Special topics in the discipline, designed primarily for juniors. Students may enroll in 395 Special Topics multiple times, as long as the topics differ.

This course explores in depth the financial concepts used by the Accounting profession for partnerships, business combinations and consolidated financial statements, bankruptcy, liquidation and reorganization, and estates and trusts.

This course studies and analyzes current accounting thought as reflected in leading professional and accounting research reports.

Advanced level cost accounting with emphasis on integration of managerial aspects of accounting internal record-keeping, business and managerial functions of decision making, planning, and control. A consideration of quantitative and behavioral aspects.

An introductory course covering both the concepts and procedures that the auditor must know and follow. The course attempts to give students a comprehensive, one semester review of the auditing field, with an emphasis on the auditing procedures and techniques needed to audit financial statements as well as to provide basic preparation for the CPA exam.

This course provides an opportunity for accounting majors to learn, study, and apply computerized accounting methods. It is designed to introduce students to accounting systems and covers an introduction to the analysis and development of accounting information systems for businesses by giving a systems perspective on some traditional accounting topics. The course provides hands-on experience with an accounting program(s). Students are encouraged to develop individual modules to specific business needs. Computer lab required.

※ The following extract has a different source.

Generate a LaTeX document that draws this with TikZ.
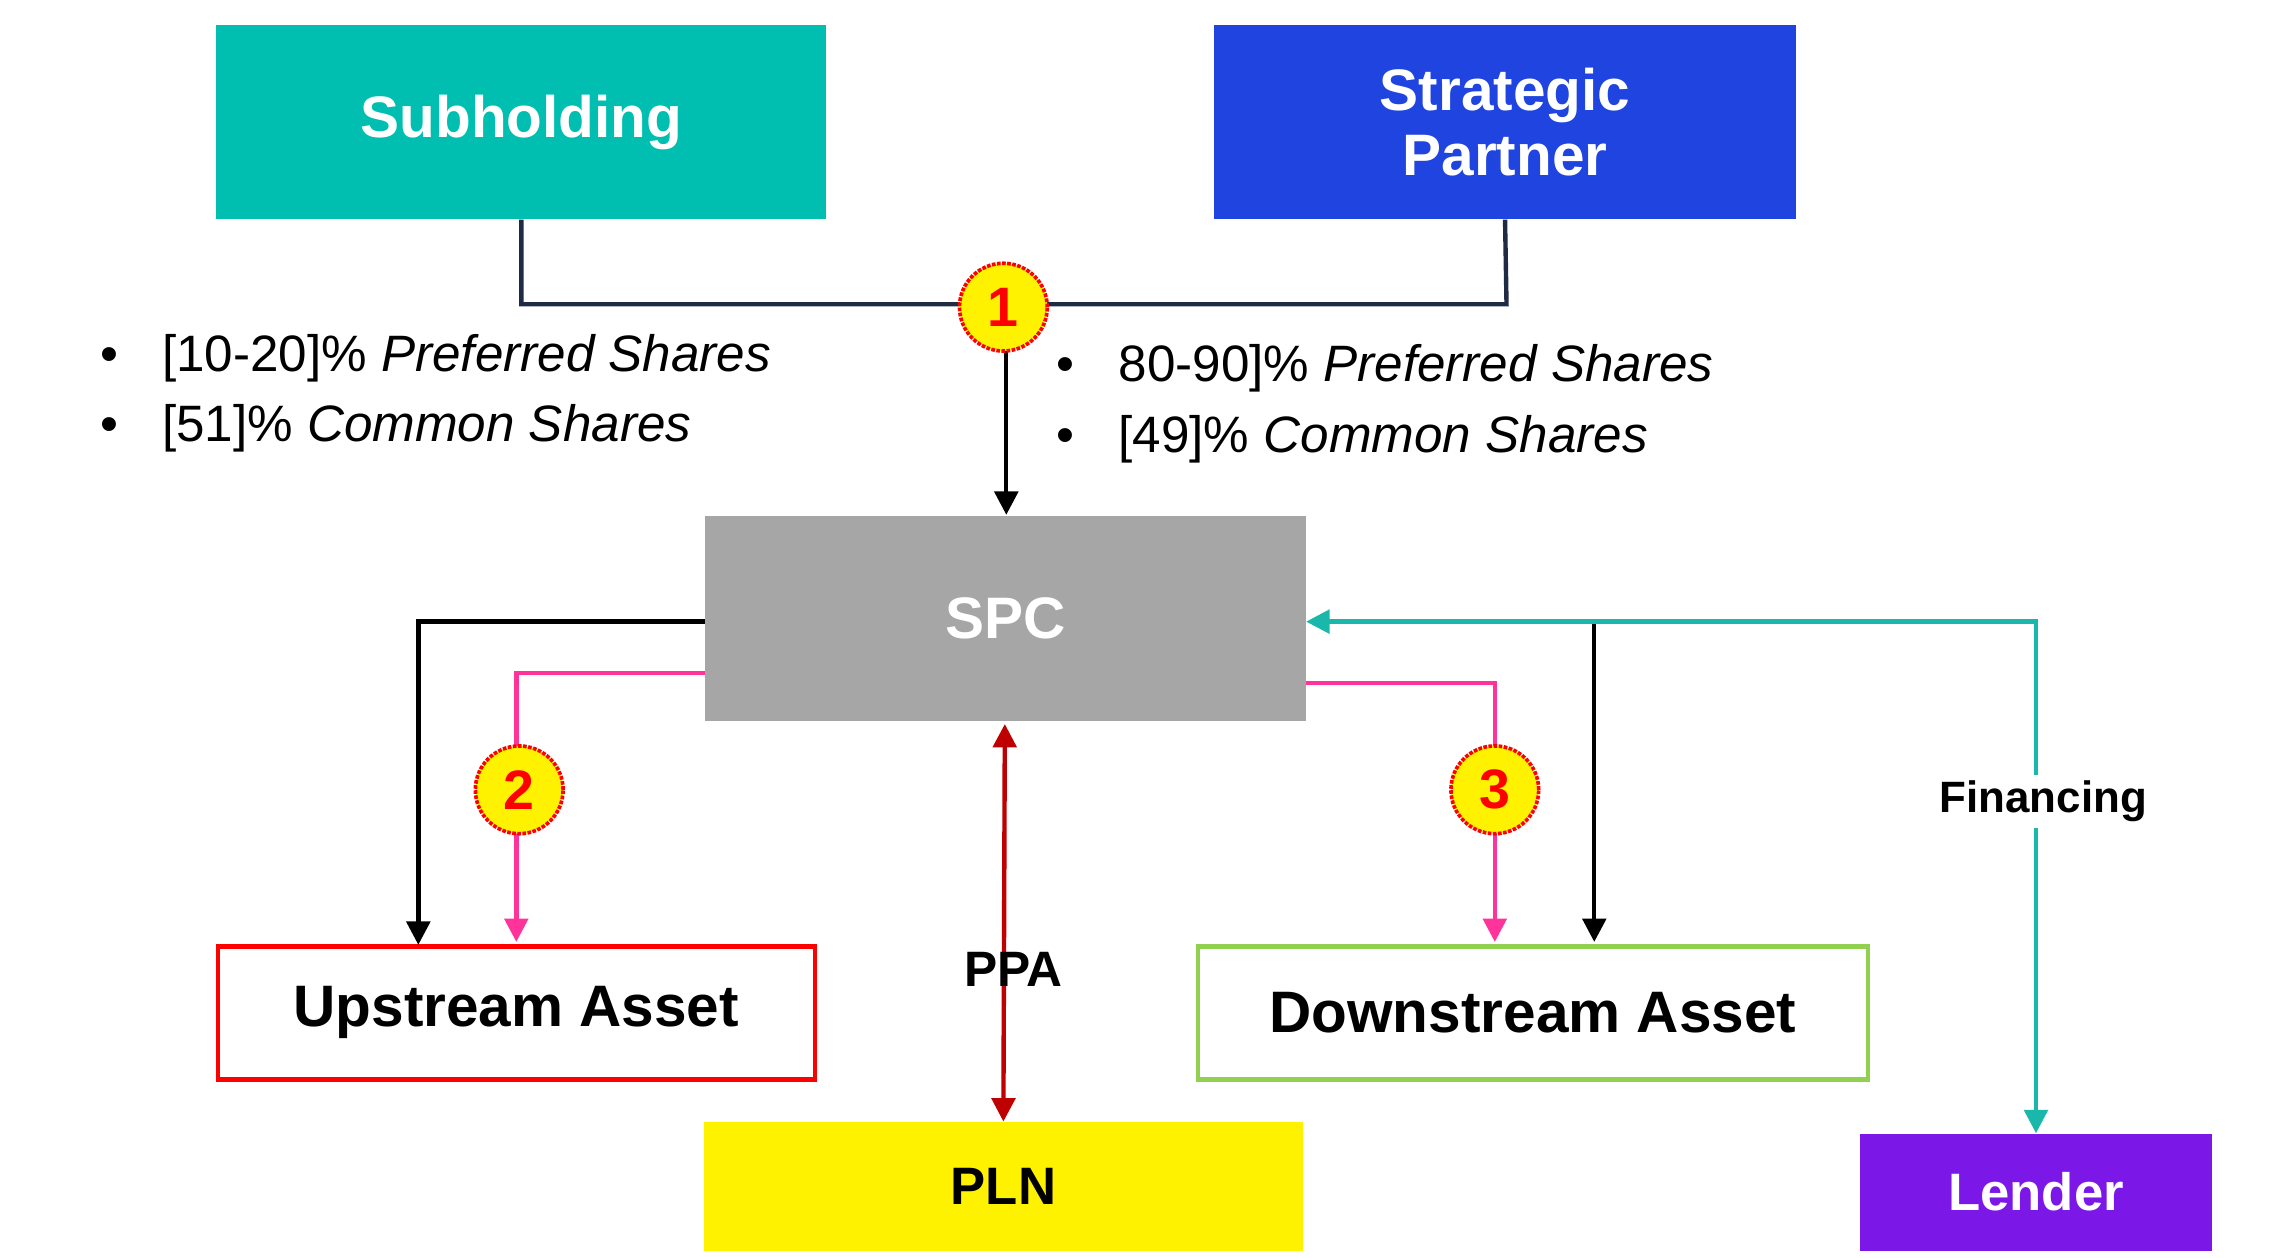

The course studies how accounting is practiced in different countries around the world, and students will learn to compare the differences in financial reporting, taxation and other accounting practices that exist across countries. As business becomes more global, an understanding of these differences and efforts to harmonize differing accounting standards grow in importance. The course deals with both cultural issues and accounting issues having the greatest differences between nations.

Special topics in the discipline, designed primarily for seniors who are majors or minors. Students may enroll in 495 Special Topics multiple times, as long as the topics differ.

Intensive supervised study and research on topics of the student's selection.